А сам смеется, всё смеется…
В невероятном смущении я скрылась за дверь, даже не простившись.
Вечером он пришел, осмотрел мать и просидел два часа, расспрашивая меня обо всём: о работе, об условиях жизни, о возможности усилить питание, и т. д. Вдруг взгляд его упал на раскрытую книгу. Это был какой-то французский роман в русском переводе. Я их поглощала с увлечением.
Кто это читает? Ваша мать?
Нет… я.
Вы? А кто вам рекомендовал эту книгу?
Никто… Я сама…
И вам это интересно?
Очень.
– Гм… гм… а что вы читаете еще? Кроме этих романов?
Кроме романов я не читала ничего: и на это легкое чтение едва оставалось время.

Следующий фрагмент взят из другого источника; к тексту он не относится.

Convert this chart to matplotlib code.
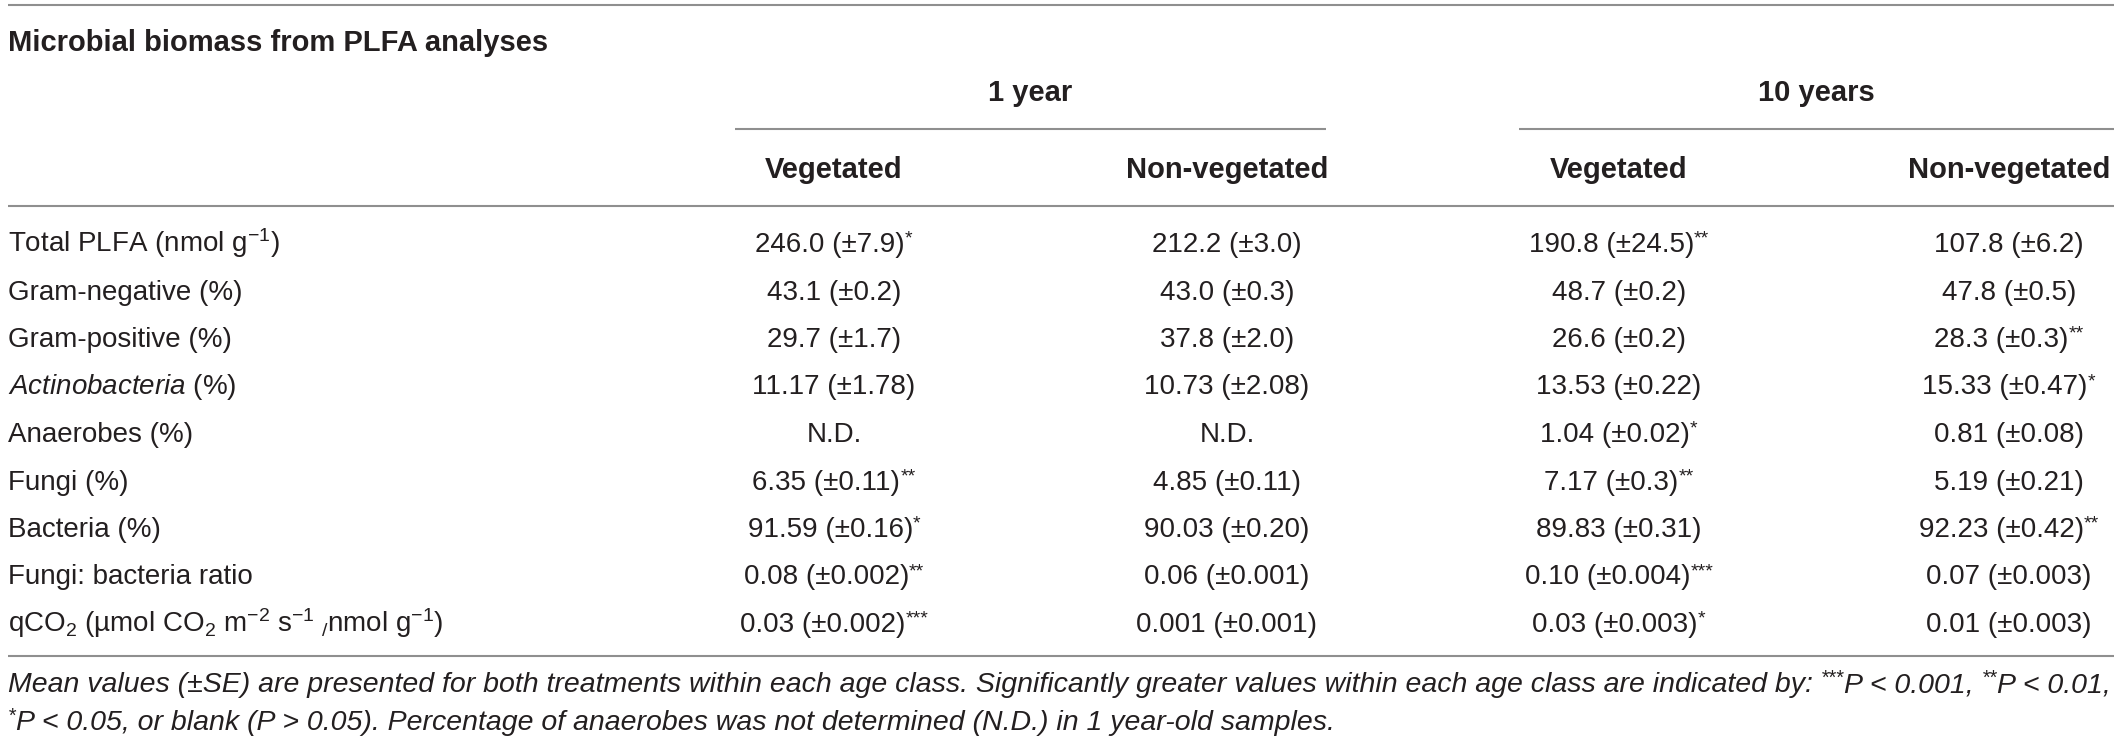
import matplotlib
matplotlib.use("Agg")
import matplotlib.pyplot as plt

plt.rcParams['font.family'] = ['Liberation Sans', 'DejaVu Sans']
plt.rcParams['mathtext.fontset'] = 'custom'
plt.rcParams['mathtext.rm'] = 'Liberation Sans'
plt.rcParams['mathtext.it'] = 'Liberation Sans:italic'
plt.rcParams['mathtext.bf'] = 'Liberation Sans:bold'
plt.rcParams['mathtext.sf'] = 'Liberation Sans'

# table content
title = "Microbial biomass from PLFA analyses"
age_classes = ["1 year", "10 years"]
treatments = ["Vegetated", "Non-vegetated", "Vegetated", "Non-vegetated"]

row_labels = [
    r"Total PLFA (nmol g$^{-1}$)",
    "Gram-negative (%)",
    "Gram-positive (%)",
    r"$\mathit{Actinobacteria}$ (%)",
    "Anaerobes (%)",
    "Fungi (%)",
    "Bacteria (%)",
    "Fungi: bacteria ratio",
    r"qCO$_2$ (µmol CO$_2$ m$^{-2}$ s$^{-1}$$\;_{/}$nmol g$^{-1}$)",
]

veg_1yr = ["246.0 (±7.9)", "43.1 (±0.2)", "29.7 (±1.7)", "11.17 (±1.78)", "N.D.",
           "6.35 (±0.11)", "91.59 (±0.16)", "0.08 (±0.002)", "0.03 (±0.002)"]
veg_1yr_sig = ["*", "", "", "", "", "**", "*", "**", "***"]

nonveg_1yr = ["212.2 (±3.0)", "43.0 (±0.3)", "37.8 (±2.0)", "10.73 (±2.08)", "N.D.",
              "4.85 (±0.11)", "90.03 (±0.20)", "0.06 (±0.001)", "0.001 (±0.001)"]
nonveg_1yr_sig = ["", "", "", "", "", "", "", "", ""]

veg_10yr = ["190.8 (±24.5)", "48.7 (±0.2)", "26.6 (±0.2)", "13.53 (±0.22)", "1.04 (±0.02)",
            "7.17 (±0.3)", "89.83 (±0.31)", "0.10 (±0.004)", "0.03 (±0.003)"]
veg_10yr_sig = ["**", "", "", "", "*", "**", "", "***", "*"]

nonveg_10yr = ["107.8 (±6.2)", "47.8 (±0.5)", "28.3 (±0.3)", "15.33 (±0.47)", "0.81 (±0.08)",
               "5.19 (±0.21)", "92.23 (±0.42)", "0.07 (±0.003)", "0.01 (±0.003)"]
nonveg_10yr_sig = ["", "", "**", "*", "", "", "**", "", ""]

# footnote as (text, superscript?) runs
footnote = [
    [("Mean values (±SE) are presented for both treatments within each age class. "
      "Significantly greater values within each age class are indicated by: ", False),
     ("***", True), ("P < 0.001, ", False), ("**", True), ("P < 0.01,", False)],
    [("*", True), ("P < 0.05, or blank (P > 0.05). Percentage of anaerobes was not "
                   "determined (N.D.) in 1 year-old samples.", False)],
]

columns = [(veg_1yr, veg_1yr_sig), (nonveg_1yr, nonveg_1yr_sig),
           (veg_10yr, veg_10yr_sig), (nonveg_10yr, nonveg_10yr_sig)]

# layout (pixels, origin top-left)
W, H = 2120, 741
col_x = [834, 1227, 1619, 2009]
span_x = [(735, 1326), (1519, 2114)]
row_y0, row_dy = 242, 47.5
text_c = '#231f20'
line_c = '#8f8f8f'
fs = 20
fs_head = 21

fig = plt.figure(figsize=(W / 100, H / 100), dpi=100)
ax = fig.add_axes([0, 0, 1, 1])
ax.set_xlim(0, W)
ax.set_ylim(H, 0)
ax.axis('off')
renderer = fig.canvas.get_renderer()


def text_width(t):
    return t.get_window_extent(renderer).width


def draw_runs(x, y, runs, size, ha='left', **kw):
    """Draw pieces of text side by side; superscript pieces are small and raised."""
    # width of a blank, since edge spaces are not counted in an extent
    probe1 = ax.text(0, 0, "a a", fontsize=size, **kw)
    probe2 = ax.text(0, 0, "aa", fontsize=size, **kw)
    space_w = text_width(probe1) - text_width(probe2)
    probe1.remove()
    probe2.remove()

    items = []
    for txt, sup in runs:
        fsz = size * 0.7 if sup else size
        dy = -size * 0.42 if sup else 0
        t = ax.text(0, y + dy, txt.strip(), fontsize=fsz, color=text_c,
                    ha='left', va='baseline', **kw)
        lead = space_w if txt.startswith(' ') else 0
        trail = space_w if txt.endswith(' ') else 0
        items.append((t, lead, text_width(t), trail))
    total = sum(a + b + c for _, a, b, c in items)
    pos = x - total / 2 if ha == 'center' else x
    for t, lead, w, trail in items:
        pos += lead
        t.set_x(pos)
        pos += w + trail


# rules
for y in (5, 206, 656):
    ax.plot([8, 2114], [y, y], color=line_c, lw=1.5, solid_capstyle='butt')
for x0, x1 in span_x:
    ax.plot([x0, x1], [129, 129], color=line_c, lw=1.5, solid_capstyle='butt')

ax.text(8, 43, title, fontsize=fs_head, fontweight='bold', color=text_c,
        ha='left', va='center')

for (x0, x1), name in zip(span_x, age_classes):
    ax.text((x0 + x1) / 2, 93, name, fontsize=fs_head, fontweight='bold', color=text_c,
            ha='center', va='center')

for x, name in zip(col_x, treatments):
    ax.text(x, 170, name, fontsize=fs_head, fontweight='bold', color=text_c,
            ha='center', va='center')

for i, lab in enumerate(row_labels):
    yb = row_y0 + i * row_dy + 10
    ax.text(8, yb, lab, fontsize=fs, color=text_c, ha='left', va='baseline')
    for x, (vals, sig) in zip(col_x, columns):
        runs = [(vals[i], False)]
        if sig[i]:
            runs.append((sig[i], True))
        draw_runs(x, yb, runs, fs, ha='center')

for j, runs in enumerate(footnote):
    draw_runs(8, 692 + j * 38, runs, 20.5, style='italic')

fig.savefig("out.png", dpi=100)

– А вы бы, деточка, и русских авторов почитали: у нас тоже умеют романы писать. И хорошие!
С той поры доктор стал нашим частым гостем. Осмотрев однажды наше пристанище сирых, он спросил:
– Что это за нелепое учреждение? И дети, и гимназистки, и старухи, и нищие… Ноев ковчег какой-то!..
И стал в этом Ноевом ковчеге бесплатным врачём… Тогда еще всё было просто, о гигиенах думали мало: большое всё-таки наше учреждение не имело даже фельдшерицы, не только врача. Доктор нередко читал нам краткие, такие понятные лекции о гигиене, о пище, значении воздуха. Иногда приносил книги. Из его рук я получила Шекспира, Островского, Тургенева, Писемского, Гоголя, Пушкина и пристрастилась затем к русской литературе. В летние вечера он приводил своего прелестного сына в наш садик и подолгу беседовал с нами, гимназистками, обо всём: о преподавании в нашей гимназии, об истории, о морали. Многие понятия вошли в мое сознание из этих бесед. Мы так привыкли, что доктор «всё знает», что наперерыв спрашивали его о разных запутанных для нас вещах. И он терпеливо распутывал, пересыпая свои объяснения шутками, остроумными сравнениями. Незабвенные вечера в садике этого «нелепого» учреждения! Это был мой первый учитель, совершенно незаметно, без учительской навязчивости, раскрывавший передо мной мир духовных интересов и радостей познания. Беседы эти становились всё интимнее и глубже. Я уже не стеснялась этого милого, такого кроткого и ласкового человека. Однажды речь зашла и о нашей семейной драме.